The NRSC email came in the middle of wild day for Paul that saw him walk back his previous statements on the ’64 law, including criticisms of the law’s impact on private business. Walsh’s email was attached to a statement from the Paul campaign that tried to stop the bleeding as the story developed.

“I wanted to make sure you saw the statement below from Dr. Rand Paul making clear that he supports the Civil Rights Act and would not support any efforts to repeal or change it,” Walsh wrote. Then that he took the swipe at Democrats for attacking Paul for criticizing the law the way some of them did back in ’60s.

Walsh pointed to one specific Democrat — Sen. Robert Byrd (D-WV) as an example of the irony he was referring to. Byrd spent time as a young man as a member of the Ku Klux Klan before repudiating the group later in life.

“In fact, the sitting President pro tempore of the Senate, elected to this leadership position by his current fellow Senate Democrats, was one of the leaders of [the ’64 Civil Rights Act] filibuster,” Walsh wrote.

Wilentz said that any suggestion that Democrats talking about the Civil Rights act is somehow hypocritical is pretty much a complete rejection of the actual facts — and the political landscape at the time.

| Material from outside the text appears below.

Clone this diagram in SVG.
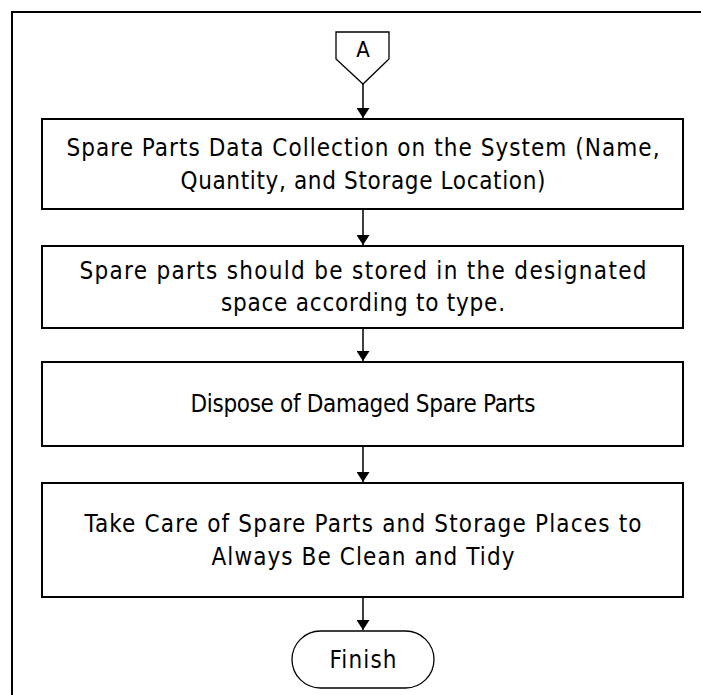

“In many ways, the 1964 Act defined the modern political parties — with the Republicans becoming the heirs to the traditions of the Confederacy and Jim Crow, and the Democrats embracing the tradition of Abraham Lincoln,” he wrote.

He said that the history of the bill shows that Republicans didn’t hold the high ground when it came to supporting Civil Rights.

“Brian Walsh may have forgotten that Lyndon Johnson ran for president in 1964 against a Republican nominee, Barry Goldwater, who repudiated the Civil Rights Act,” Wilentz wrote.